Another system that we designed is the robotic arm. Robotic arm actually can mimic a human arm. It has 6 degrees of freedom so it can act in every angle a human arm can move. Using this robotic arm we actually do some tasks which includes plugging a cable or collecting some items from the ground and it can also carry up to 5 kilograms of payload.
We also operate this robotic arm using inverse kinematic equations we calculate every angle of this robotic arm. We get angles and velocities from these equations and then we choose a point on the space where this robotic arm is going to move then we are able to move this arm to the position that we want to.

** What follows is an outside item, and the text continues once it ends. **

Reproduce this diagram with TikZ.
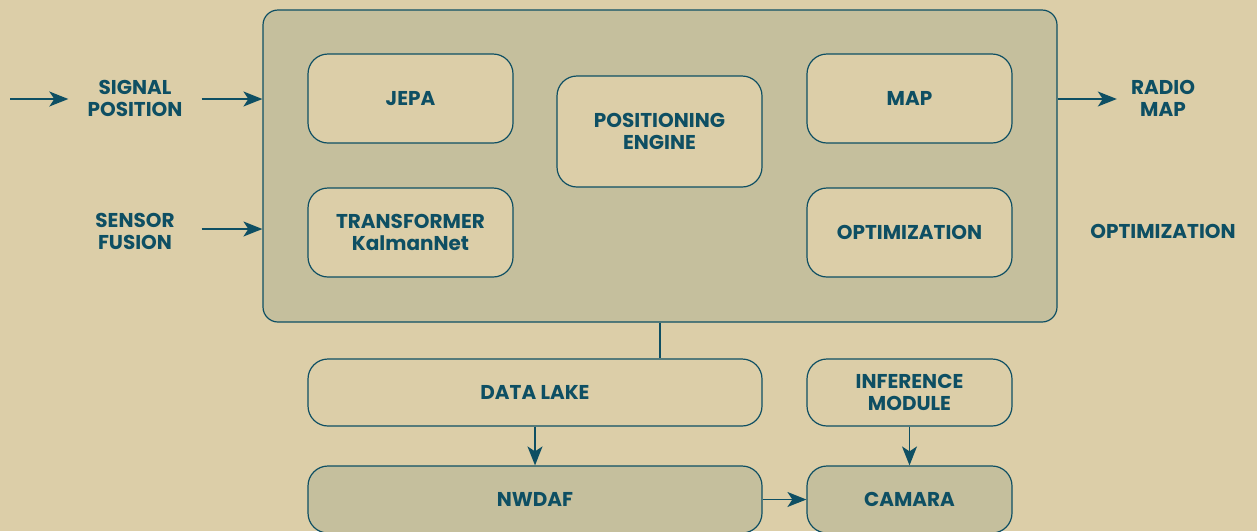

Using the drive system we operate the robot autonomously and for the autonomous tasks we use AI and image processing operations. We also detect the obstacles around the robot and while using pathfinding algorithms we are able to move autonomously. Additionally, we are also using AI for object detection and while detecting an object we also use those cameras to get the position of that object and then we move towards the object to collect it in an autonomous way. In addition this robot is capable of driving in high angles like 45 [degrees].
We also design our circuits to operate this robot. We design some communications modules or power distribution boards to make this robot work. We also use robot operating system (ROS) to make the connection between the hardware and the software. We also use this ROS to make the robot move. We also write the algorithms for pathfinding and image processing ourselves. We also write the code for controls of the robot, the robotic arm, and the drive system. We design algorithms for the mechanical system so that the robot moves smoothly."